Any amounts payable hereunder are subject to any policy (whether currently in existence or later adopted) established by the Company providing for clawback or recovery of amounts that were paid to you. The Company will make any determination for clawback or recovery in its sole discretion and in accordance with any applicable law or regulation.

Governing Law

This offer letter shall be governed by the laws of Wisconsin, without regard to any state’s conflict of law principles.

Contingent Offer

This offer is contingent upon:

(a) Verification of your right to work in the United States, as demonstrated by your completion of an I-9 form upon hire and your submission of acceptable documentation (as noted on the I-9 form) verifying your identity and work authorization within three days of your Start Date;

(b) Completion of your background check and drug screening with results satisfactory to the Company; and

(c) Approval by the Board of your election as Chief Executive Officer and as a director of the Company.

Representations

By accepting this offer, you represent that you are able to accept this job and carry out the work that it would involve without breaching any legal restrictions on your activities, such as non-competition, non-solicitation or other work-related restrictions imposed by a current or former employer.
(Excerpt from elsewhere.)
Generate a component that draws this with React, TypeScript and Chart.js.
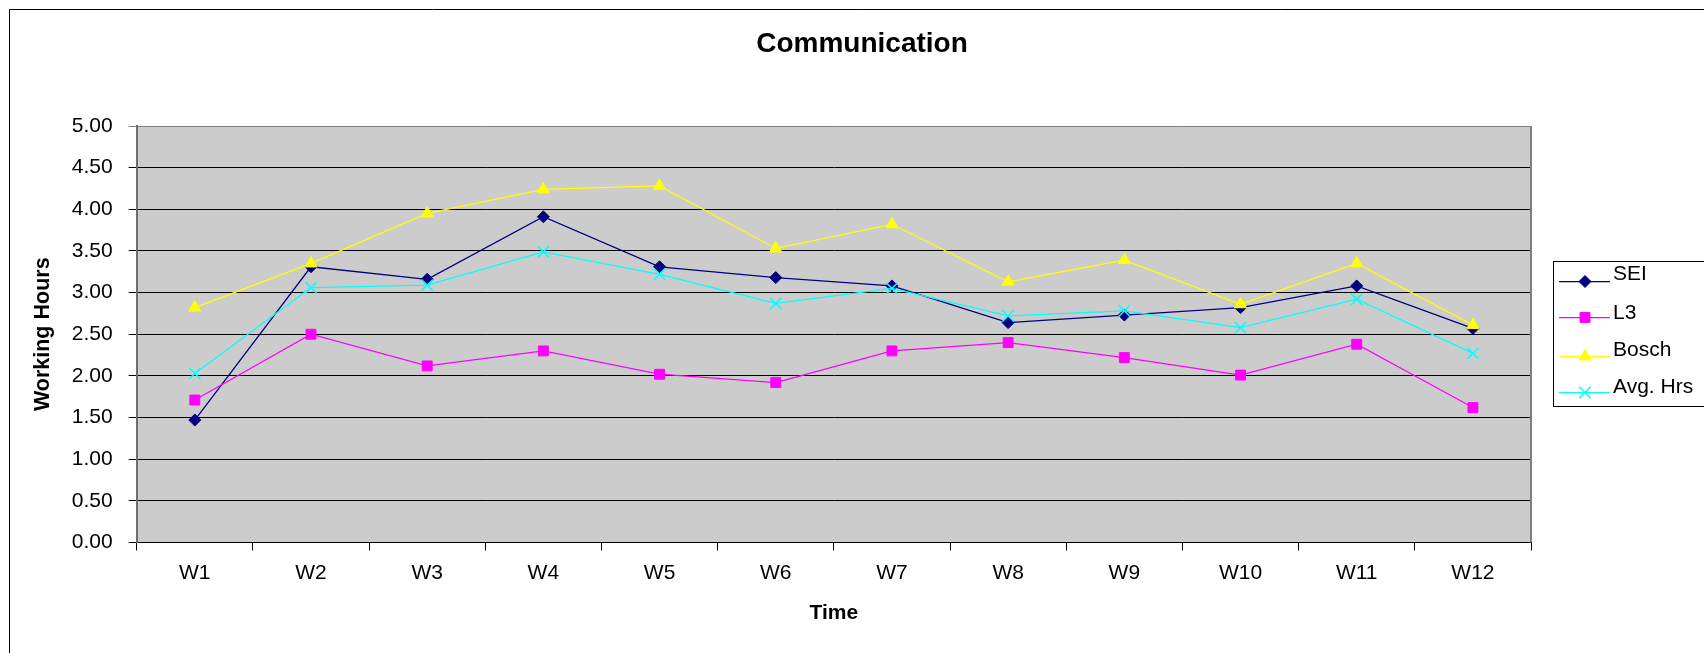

You also represent that you will inform the Company about any such restrictions and provide the Company with as much information about them as possible, including any agreements between you and your current or former employer describing such restrictions on your activities. You further confirm that you will not remove or take any documents or proprietary data or materials of any kind, electronic or otherwise, with you from your current or former employer to the Company without written authorization from your current or former employer, nor will you use or disclose any such confidential information during the course and scope of your employment with the Company. If you have any questions about the ownership of particular documents or other information, you should discuss such questions with your former employer before removing or copying the documents or information.

 
 

 

If you have any questions about the above details, please call me. If the foregoing is acceptable, please sign below and return this letter to me. This offer is open for you to accept until 5:00 p.m. on Wednesday, February 24, 2016, at which time it will be deemed to be withdrawn.

 

Yours sincerely,

 

ACTUANT CORPORATION

 

 

By:/s/ Robert C. Arzbaecher

 

Its: CEO

 

Acceptance of Offer

I have read, understood and accept all the terms of the offer of employment as set forth in the foregoing letter. I have not relied on any agreements or representations, express or implied, that are not set forth expressly in the foregoing letter, and this letter supersedes all prior and contemporaneous understandings, agreements, representations and warranties, both written and oral, with respect to the subject matter of this letter.